The more crumpled the better!
Research by engineers from Brown University have shown that graphene, wrinkled and crumpled in a multi-step process, becomes significantly better at repelling water.
This property could be useful in making self-cleaning surfaces.
Crumpled graphene also has enhanced electrochemical properties, potentially making it more useful as electrodes in batteries and fuel cells.
Yuma checkerboard from space
The Sentinel-2A satellite captured this false-colour image of the city of Yuma in the United States, in southwestern Arizona.
Home to some 90,000 people, Yuma is situated along the Colorado River, with the Mexican frontier to the west and California to the north.
The fence forming the border is visible as a fine and perfectly straight line, running from left to right through the image between the irrigation canal and the irrigated fields west of the city. Just north of the canal, a small square marks a water reservoir for irrigating the fields in this highly arid region.
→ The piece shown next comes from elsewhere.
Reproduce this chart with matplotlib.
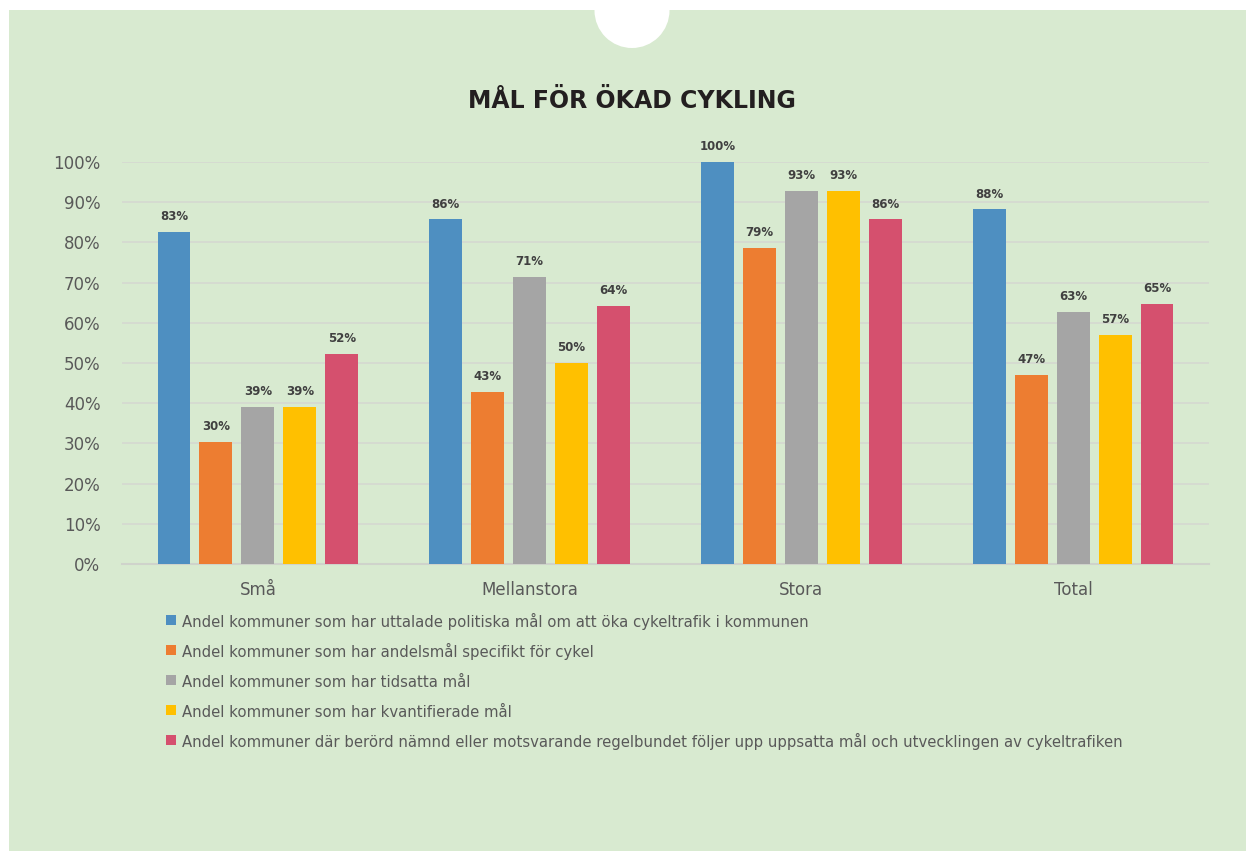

The false-colour bands render the farmed fields in varying shades of browns and red. The circular features are created by centre-pivot irrigation, while rectangular fields use different irrigation methods that deliver the water along straight lines.
The shades of red indicate how sensitive the multispectral instrument on Sentinel-2A is to differences in chlorophyll content, providing key information on vegetation health.
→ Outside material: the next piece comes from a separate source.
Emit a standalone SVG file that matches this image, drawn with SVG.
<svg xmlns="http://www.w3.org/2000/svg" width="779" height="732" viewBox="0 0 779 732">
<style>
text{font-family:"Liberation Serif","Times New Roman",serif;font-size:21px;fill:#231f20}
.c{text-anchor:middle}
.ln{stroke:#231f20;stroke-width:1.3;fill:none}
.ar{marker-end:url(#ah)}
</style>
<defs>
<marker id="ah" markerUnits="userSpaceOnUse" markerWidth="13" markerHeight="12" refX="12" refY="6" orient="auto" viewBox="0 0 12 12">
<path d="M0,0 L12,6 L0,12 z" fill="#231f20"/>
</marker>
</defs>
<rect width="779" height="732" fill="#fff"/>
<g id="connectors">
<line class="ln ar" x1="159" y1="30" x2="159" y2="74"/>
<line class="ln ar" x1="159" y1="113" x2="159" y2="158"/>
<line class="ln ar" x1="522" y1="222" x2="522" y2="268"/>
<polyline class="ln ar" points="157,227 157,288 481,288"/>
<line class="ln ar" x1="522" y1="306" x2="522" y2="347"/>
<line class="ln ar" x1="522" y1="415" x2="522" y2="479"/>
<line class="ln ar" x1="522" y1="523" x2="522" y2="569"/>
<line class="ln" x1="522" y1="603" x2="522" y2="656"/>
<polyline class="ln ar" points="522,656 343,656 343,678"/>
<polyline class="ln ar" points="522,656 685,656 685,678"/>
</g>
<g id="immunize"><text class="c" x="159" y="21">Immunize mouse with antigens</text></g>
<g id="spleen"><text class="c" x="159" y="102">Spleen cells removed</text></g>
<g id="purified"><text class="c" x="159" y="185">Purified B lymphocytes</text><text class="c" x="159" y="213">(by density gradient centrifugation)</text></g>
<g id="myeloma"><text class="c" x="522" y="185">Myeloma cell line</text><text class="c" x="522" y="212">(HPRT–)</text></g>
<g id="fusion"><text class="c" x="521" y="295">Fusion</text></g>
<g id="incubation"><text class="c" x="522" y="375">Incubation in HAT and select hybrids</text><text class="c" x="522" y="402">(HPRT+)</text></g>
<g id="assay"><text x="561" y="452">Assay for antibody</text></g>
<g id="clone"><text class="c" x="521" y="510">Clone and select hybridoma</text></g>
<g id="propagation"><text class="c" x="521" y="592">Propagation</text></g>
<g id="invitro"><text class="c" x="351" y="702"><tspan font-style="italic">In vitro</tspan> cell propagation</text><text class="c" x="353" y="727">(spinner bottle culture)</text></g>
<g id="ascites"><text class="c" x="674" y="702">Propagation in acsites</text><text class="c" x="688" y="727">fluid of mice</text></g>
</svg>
A freezing picnic at Concordia
Dutch medical doctor Floris van den Berg scans the horizon and contemplates life at Concordia research station in Antarctica.
No arrivals will appear on the horizon for nine months – the winter months in Antarctica are too extreme for supplies or people to travel to the remote base, and the closest neighbour is 560 kilometres away.
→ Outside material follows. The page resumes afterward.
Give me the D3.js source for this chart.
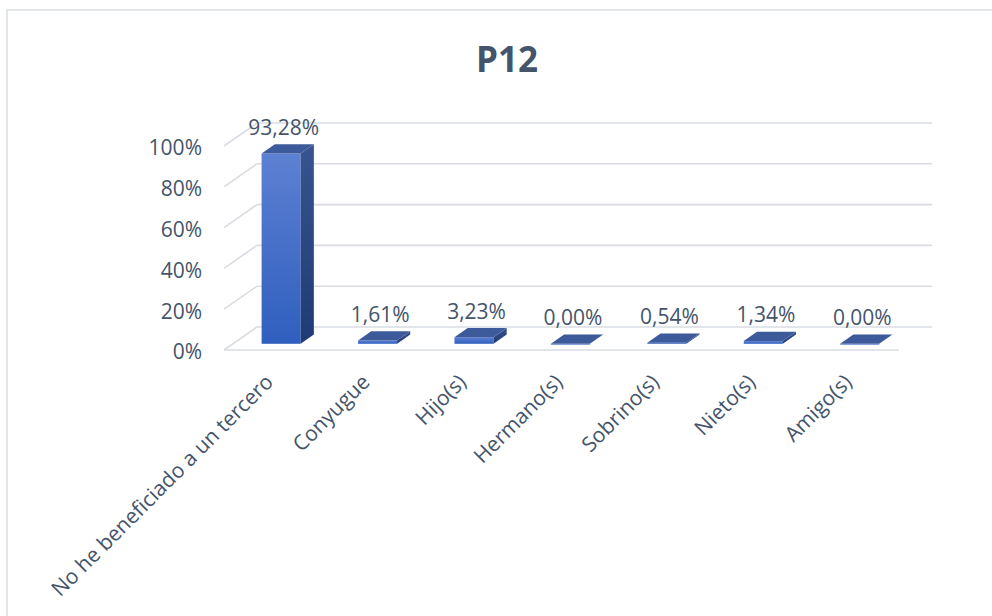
<!DOCTYPE html>
<html><head><meta charset="utf-8">
<script src="https://cdn.jsdelivr.net/npm/d3@7"></script>
<style>body{margin:0;background:#fff}svg{display:block}text{font-family:"Open Sans",sans-serif}</style>
</head><body><svg id="c" width="992" height="616"></svg>
<script>
const categories = ["No he beneficiado a un tercero","Conyugue","Hijo(s)","Hermano(s)","Sobrino(s)","Nieto(s)","Amigo(s)"];
const values = [93.28, 1.61, 3.23, 0.00, 0.54, 1.34, 0.00];
const valueLabels = ["93,28%","1,61%","3,23%","0,00%","0,54%","1,34%","0,00%"];
const yTicks = [0, 20, 40, 60, 80, 100];
const title = "P12";

const svg = d3.select("#c");
const txt = "#44546a";
svg.append("rect").attr("x",7).attr("y",10).attr("width",1000).attr("height",700)
  .attr("fill","#fff").attr("stroke","#d9dde6").attr("stroke-width",1.5);

svg.append("text").attr("x",507).attr("y",72).attr("text-anchor","middle")
  .attr("font-size",35).attr("font-weight","bold").attr("fill",txt).text(title);

const x = d3.scaleBand().domain(categories).range([224, 899]).paddingInner(0).paddingOuter(0);
const y = d3.scaleLinear().domain([0,100]).range([350, 146]);
const DX = 33, DY = -23;

const defs = svg.append("defs");
const gf = defs.append("linearGradient").attr("id","gf").attr("x1",0).attr("y1",0).attr("x2",0).attr("y2",1);
gf.append("stop").attr("offset","0").attr("stop-color","#5d80d2");
gf.append("stop").attr("offset","1").attr("stop-color","#2f5fbf");
const gs = defs.append("linearGradient").attr("id","gs").attr("x1",0).attr("y1",0).attr("x2",0).attr("y2",1);
gs.append("stop").attr("offset","0").attr("stop-color","#375490");
gs.append("stop").attr("offset","1").attr("stop-color","#1f3b75");

const grid = svg.append("g").attr("stroke","#d9dce3").attr("stroke-width",1.6).attr("fill","none");
yTicks.forEach(t => {
  const yy = y(t);
  grid.append("line").attr("x1",x.range()[0]).attr("y1",yy).attr("x2",x.range()[0]+DX).attr("y2",yy+DY);
  grid.append("line").attr("x1",x.range()[0]+DX).attr("y1",yy+DY).attr("x2",x.range()[1]+DX).attr("y2",yy+DY);
});
grid.append("line").attr("x1",x.range()[0]).attr("y1",y(0)).attr("x2",x.range()[1]).attr("y2",y(0));

const yAxis = svg.append("g");
yTicks.forEach(t => {
  yAxis.append("text").attr("x",202).attr("y",y(t)).attr("dy","0.45em").attr("text-anchor","end")
    .attr("font-size",21).attr("fill",txt).text(t + "%");
});

const fz = 0.27, bz = 0.40;
const bw = x.bandwidth()*0.405;
const bars = svg.append("g");
categories.forEach((c, i) => {
  const cx = x(c) + x.bandwidth()/2 + DX*fz;
  const oy = DY*fz;
  const x0 = cx - bw/2, x1 = cx + bw/2;
  const yb = y(0) + oy, yt = y(values[i]) + oy;
  const dx = DX*bz, dy = DY*bz;
  bars.append("rect").attr("x",x0).attr("y",yt).attr("width",bw).attr("height",Math.max(yb-yt,0.8))
    .attr("fill","url(#gf)");
  bars.append("path").attr("d",`M${x1},${yt}L${x1+dx},${yt+dy}L${x1+dx},${yb+dy}L${x1},${yb}Z`).attr("fill","url(#gs)");
  bars.append("path").attr("d",`M${x0},${yt}L${x0+dx},${yt+dy}L${x1+dx},${yt+dy}L${x1},${yt}Z`).attr("fill","#3d5b9b");
  bars.append("text").attr("x",cx + dx/2 - 4).attr("y",yt+dy-17).attr("dy","0.36em").attr("text-anchor","middle")
    .attr("font-size",21).attr("fill",txt).text(valueLabels[i]);
});

const xl = svg.append("g");
categories.forEach(c => {
  const cx = x(c) + x.bandwidth()/2;
  xl.append("text").attr("transform",`translate(${cx-3},${378}) rotate(-45)`).attr("text-anchor","end")
    .attr("dy","0.36em").attr("font-size",21).attr("fill",txt).text(c);
});
</script></body></html>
This outside picnic allows van den Berg to soak in some last rays and get some much-needed Vitamin D. Concordia’s location almost 2,000 kilometres from the South Pole means that its inhabitants do not see the Sun for four months during the winter.
Cygnus spacecraft ready for launch
Here, the Orbital ATK Cygnus spacecraft sits on top of an Atlas V rocket ready for launch to the International Space Station.
The mission successfully lifted off on Tuesday 22 March from Space Launch Complex 41 at Cape Canaveral Air Force Station in Florida – the second such mission in less than four months.
The Cygnus is carrying more around three tonnes of cargo for the International Space Station, including crew supplies, vehicle hardware and experiments. That payload includes experiments ranging from an advanced 3-D printer to a flammability test that will be performed in the Cygnus after it leaves the station.
Lonely galaxy Wolf-Lundmark-Melotteh
This image, captured by ESO’s OmegaCAM on the VLT Survey Telescope, shows a lonely galaxy known as Wolf-Lundmark-Melotte, or WLM for short.
Although considered part of our Local Group of dozens of galaxies, WLM stands alone at the group’s outer edges as one of its most remote members. In fact, the galaxy is so small and secluded that it may never have interacted with any other Local Group galaxy – or perhaps even any other galaxy in the history of the Universe.